MATERIAL =
▼

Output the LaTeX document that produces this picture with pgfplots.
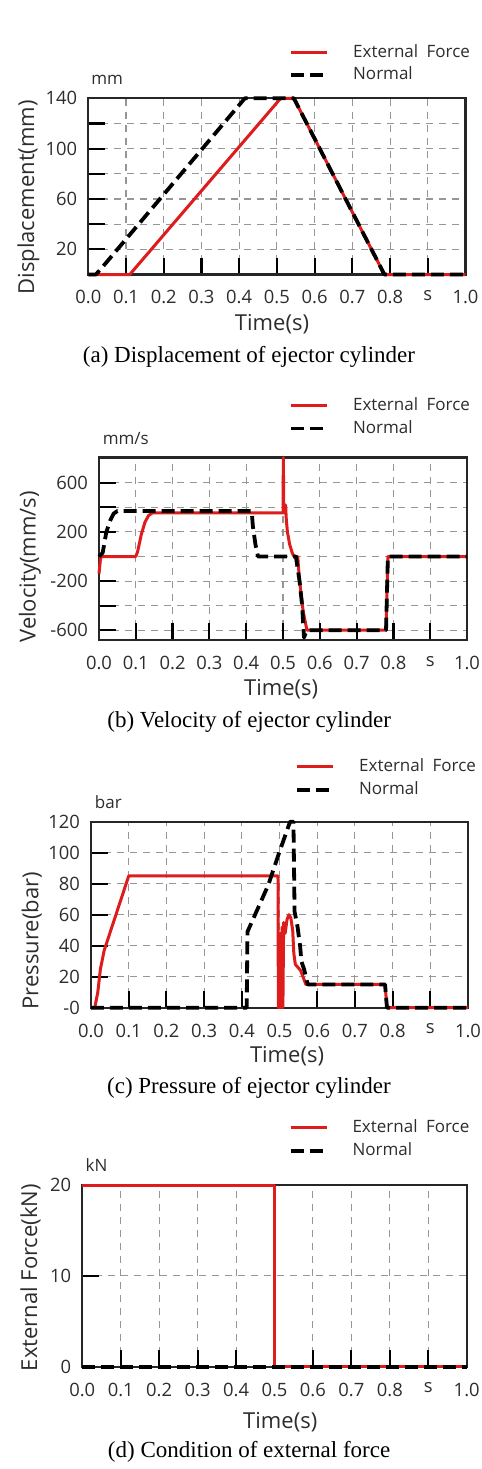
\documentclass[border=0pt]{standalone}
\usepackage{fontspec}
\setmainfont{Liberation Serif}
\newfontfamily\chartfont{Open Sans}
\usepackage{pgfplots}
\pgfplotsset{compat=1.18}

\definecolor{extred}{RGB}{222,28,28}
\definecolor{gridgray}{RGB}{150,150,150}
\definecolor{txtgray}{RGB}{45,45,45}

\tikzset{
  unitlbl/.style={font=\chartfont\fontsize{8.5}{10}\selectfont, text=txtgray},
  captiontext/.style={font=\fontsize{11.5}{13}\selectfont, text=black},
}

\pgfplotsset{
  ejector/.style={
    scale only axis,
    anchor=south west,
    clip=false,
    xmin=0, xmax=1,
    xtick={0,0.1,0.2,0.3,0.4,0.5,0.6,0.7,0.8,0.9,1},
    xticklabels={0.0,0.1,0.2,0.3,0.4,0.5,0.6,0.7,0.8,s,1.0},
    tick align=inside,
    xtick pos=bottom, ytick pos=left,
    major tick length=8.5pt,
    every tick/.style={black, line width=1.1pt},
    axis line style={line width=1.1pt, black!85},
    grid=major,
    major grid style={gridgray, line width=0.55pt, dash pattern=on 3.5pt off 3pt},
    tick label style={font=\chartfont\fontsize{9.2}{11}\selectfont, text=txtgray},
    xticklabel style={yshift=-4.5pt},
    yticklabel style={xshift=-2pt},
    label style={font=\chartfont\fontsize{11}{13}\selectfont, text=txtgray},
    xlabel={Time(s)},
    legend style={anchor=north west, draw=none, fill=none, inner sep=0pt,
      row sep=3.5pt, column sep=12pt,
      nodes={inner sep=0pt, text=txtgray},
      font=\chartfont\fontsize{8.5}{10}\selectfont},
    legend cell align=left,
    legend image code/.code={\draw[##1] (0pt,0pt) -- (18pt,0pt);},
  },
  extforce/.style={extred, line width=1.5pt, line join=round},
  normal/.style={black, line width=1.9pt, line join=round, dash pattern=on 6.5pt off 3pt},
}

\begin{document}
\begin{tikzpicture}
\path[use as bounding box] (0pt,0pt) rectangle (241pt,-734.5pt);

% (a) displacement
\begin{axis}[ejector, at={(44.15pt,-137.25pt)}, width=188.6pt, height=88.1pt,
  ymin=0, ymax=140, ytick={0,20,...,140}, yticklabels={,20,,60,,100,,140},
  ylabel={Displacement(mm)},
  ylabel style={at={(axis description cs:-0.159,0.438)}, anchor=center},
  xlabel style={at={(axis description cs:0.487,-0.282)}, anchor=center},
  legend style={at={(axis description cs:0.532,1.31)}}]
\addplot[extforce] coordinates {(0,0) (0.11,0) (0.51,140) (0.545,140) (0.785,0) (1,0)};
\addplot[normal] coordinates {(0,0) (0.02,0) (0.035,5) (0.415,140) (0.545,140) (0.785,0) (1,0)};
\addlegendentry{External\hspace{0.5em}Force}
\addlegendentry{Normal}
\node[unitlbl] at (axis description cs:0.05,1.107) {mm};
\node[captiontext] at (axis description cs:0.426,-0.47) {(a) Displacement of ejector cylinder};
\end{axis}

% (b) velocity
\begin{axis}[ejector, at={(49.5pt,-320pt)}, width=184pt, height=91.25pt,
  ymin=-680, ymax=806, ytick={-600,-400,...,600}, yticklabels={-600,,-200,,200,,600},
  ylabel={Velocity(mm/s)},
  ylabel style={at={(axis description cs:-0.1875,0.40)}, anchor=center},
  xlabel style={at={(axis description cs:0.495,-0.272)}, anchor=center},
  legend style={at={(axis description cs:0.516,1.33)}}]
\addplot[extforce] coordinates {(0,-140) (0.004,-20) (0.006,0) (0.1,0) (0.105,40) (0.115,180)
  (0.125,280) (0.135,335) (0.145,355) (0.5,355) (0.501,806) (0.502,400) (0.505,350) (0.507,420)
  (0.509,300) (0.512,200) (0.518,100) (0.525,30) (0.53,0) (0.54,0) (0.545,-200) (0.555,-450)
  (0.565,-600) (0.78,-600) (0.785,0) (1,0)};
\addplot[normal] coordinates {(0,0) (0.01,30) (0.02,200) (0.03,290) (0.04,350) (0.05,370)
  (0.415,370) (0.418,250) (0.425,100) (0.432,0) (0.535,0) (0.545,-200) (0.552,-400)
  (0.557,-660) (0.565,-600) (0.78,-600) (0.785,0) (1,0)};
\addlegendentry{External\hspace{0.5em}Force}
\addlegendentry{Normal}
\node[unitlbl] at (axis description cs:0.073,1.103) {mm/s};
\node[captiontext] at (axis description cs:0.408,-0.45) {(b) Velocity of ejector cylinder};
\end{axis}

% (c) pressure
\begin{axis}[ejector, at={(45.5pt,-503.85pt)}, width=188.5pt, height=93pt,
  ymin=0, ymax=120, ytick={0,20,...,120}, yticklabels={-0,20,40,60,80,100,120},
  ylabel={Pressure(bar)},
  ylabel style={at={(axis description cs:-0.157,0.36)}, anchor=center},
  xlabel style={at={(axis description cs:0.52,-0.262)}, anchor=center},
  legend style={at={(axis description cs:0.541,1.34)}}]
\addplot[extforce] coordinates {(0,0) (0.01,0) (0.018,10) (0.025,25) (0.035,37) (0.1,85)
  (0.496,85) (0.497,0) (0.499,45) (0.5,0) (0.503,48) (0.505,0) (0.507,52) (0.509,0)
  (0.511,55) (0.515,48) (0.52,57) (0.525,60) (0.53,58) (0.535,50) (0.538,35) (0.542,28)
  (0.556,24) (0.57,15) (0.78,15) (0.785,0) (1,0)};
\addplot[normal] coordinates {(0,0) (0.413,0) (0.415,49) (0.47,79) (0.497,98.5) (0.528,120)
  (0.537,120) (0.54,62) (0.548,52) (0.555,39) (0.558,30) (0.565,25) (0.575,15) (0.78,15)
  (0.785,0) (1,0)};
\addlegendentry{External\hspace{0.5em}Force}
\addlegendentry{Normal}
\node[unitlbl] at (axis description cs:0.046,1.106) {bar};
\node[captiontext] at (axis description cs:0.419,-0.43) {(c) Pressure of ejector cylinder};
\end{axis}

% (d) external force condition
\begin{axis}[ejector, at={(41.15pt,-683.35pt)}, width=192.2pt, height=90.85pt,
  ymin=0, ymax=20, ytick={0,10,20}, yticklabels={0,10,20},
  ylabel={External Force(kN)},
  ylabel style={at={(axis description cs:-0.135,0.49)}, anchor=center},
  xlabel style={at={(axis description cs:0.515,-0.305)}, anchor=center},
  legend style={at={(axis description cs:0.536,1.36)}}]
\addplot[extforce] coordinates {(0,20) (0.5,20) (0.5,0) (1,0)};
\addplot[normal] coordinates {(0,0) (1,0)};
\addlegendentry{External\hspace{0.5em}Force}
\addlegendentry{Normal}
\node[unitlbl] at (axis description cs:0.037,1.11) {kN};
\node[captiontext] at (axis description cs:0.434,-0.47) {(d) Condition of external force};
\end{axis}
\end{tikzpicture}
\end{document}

▲
▼

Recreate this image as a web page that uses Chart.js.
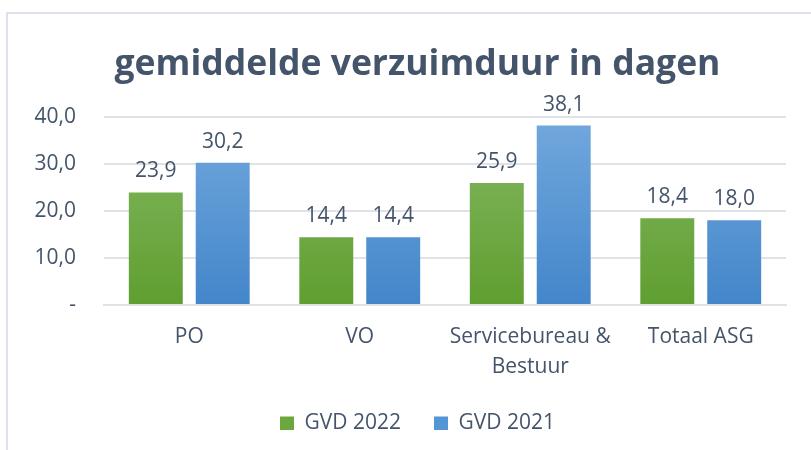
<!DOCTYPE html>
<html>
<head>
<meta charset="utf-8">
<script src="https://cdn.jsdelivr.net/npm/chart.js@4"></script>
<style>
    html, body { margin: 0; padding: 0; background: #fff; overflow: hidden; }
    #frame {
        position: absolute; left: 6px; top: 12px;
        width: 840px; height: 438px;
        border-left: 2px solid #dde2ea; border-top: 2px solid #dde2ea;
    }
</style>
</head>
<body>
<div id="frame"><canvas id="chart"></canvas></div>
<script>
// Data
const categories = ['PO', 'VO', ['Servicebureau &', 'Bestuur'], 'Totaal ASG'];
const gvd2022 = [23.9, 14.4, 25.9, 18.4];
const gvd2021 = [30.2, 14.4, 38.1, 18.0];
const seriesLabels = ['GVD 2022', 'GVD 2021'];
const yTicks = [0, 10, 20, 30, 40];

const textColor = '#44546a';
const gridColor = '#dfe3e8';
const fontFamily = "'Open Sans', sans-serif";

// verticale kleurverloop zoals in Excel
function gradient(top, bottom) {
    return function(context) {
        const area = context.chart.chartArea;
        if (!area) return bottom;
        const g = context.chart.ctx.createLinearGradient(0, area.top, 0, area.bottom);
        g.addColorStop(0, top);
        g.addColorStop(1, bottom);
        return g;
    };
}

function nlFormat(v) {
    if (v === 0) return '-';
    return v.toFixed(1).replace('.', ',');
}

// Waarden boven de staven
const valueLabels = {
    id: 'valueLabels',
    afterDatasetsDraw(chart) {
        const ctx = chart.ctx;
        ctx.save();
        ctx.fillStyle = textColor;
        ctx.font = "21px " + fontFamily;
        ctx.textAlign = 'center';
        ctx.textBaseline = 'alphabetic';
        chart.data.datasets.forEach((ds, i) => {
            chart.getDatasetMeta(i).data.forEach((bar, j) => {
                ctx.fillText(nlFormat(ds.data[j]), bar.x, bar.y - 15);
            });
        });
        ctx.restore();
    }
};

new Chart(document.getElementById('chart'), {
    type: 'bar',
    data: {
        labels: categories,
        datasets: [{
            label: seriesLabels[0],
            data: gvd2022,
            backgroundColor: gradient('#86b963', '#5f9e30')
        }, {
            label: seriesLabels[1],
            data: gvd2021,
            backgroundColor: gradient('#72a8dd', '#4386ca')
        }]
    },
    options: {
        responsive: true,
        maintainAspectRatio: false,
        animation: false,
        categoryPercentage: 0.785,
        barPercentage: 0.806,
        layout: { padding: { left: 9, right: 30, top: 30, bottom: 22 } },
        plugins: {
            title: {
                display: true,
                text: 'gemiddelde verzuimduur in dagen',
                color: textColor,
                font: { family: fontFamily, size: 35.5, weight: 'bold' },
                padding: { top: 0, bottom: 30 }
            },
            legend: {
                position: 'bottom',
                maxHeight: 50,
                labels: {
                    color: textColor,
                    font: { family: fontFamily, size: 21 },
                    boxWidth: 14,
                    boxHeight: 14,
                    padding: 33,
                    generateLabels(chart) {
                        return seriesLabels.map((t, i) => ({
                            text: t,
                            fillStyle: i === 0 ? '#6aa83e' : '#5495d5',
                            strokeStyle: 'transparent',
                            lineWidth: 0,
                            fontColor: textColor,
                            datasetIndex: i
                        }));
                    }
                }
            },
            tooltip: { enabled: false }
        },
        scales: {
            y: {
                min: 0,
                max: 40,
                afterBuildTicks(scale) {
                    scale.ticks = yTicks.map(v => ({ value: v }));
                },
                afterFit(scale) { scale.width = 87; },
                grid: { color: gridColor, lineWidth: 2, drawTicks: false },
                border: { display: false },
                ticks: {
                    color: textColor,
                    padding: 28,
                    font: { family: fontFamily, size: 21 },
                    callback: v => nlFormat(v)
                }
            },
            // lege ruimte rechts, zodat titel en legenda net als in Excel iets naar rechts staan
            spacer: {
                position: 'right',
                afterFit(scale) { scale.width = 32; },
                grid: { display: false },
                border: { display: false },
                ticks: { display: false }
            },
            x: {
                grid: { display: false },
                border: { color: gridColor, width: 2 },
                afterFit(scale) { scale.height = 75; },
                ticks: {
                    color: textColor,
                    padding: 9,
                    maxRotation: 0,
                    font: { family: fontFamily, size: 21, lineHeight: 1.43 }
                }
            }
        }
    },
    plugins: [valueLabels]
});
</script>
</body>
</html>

▲
▼

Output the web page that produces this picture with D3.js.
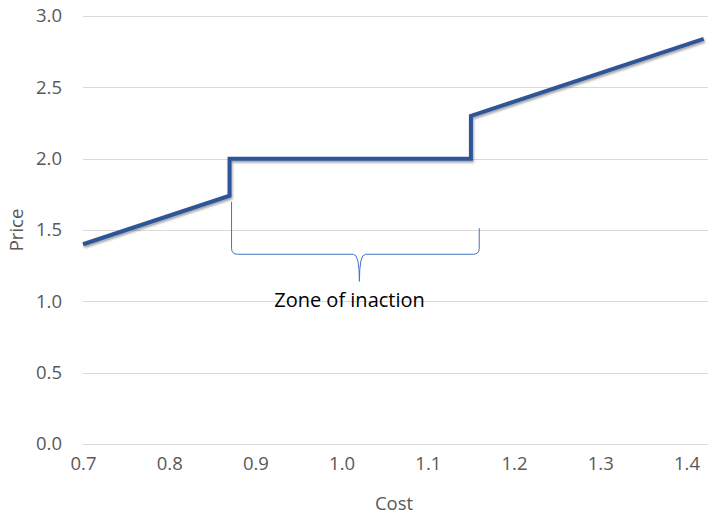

▲

EXERCISE PROMPT = Find all the lines containing "page" in the material, then copy them.

WRITTEN ANSWER =
Recreate this image as a web page that uses Chart.js.
Output the web page that produces this picture with D3.js.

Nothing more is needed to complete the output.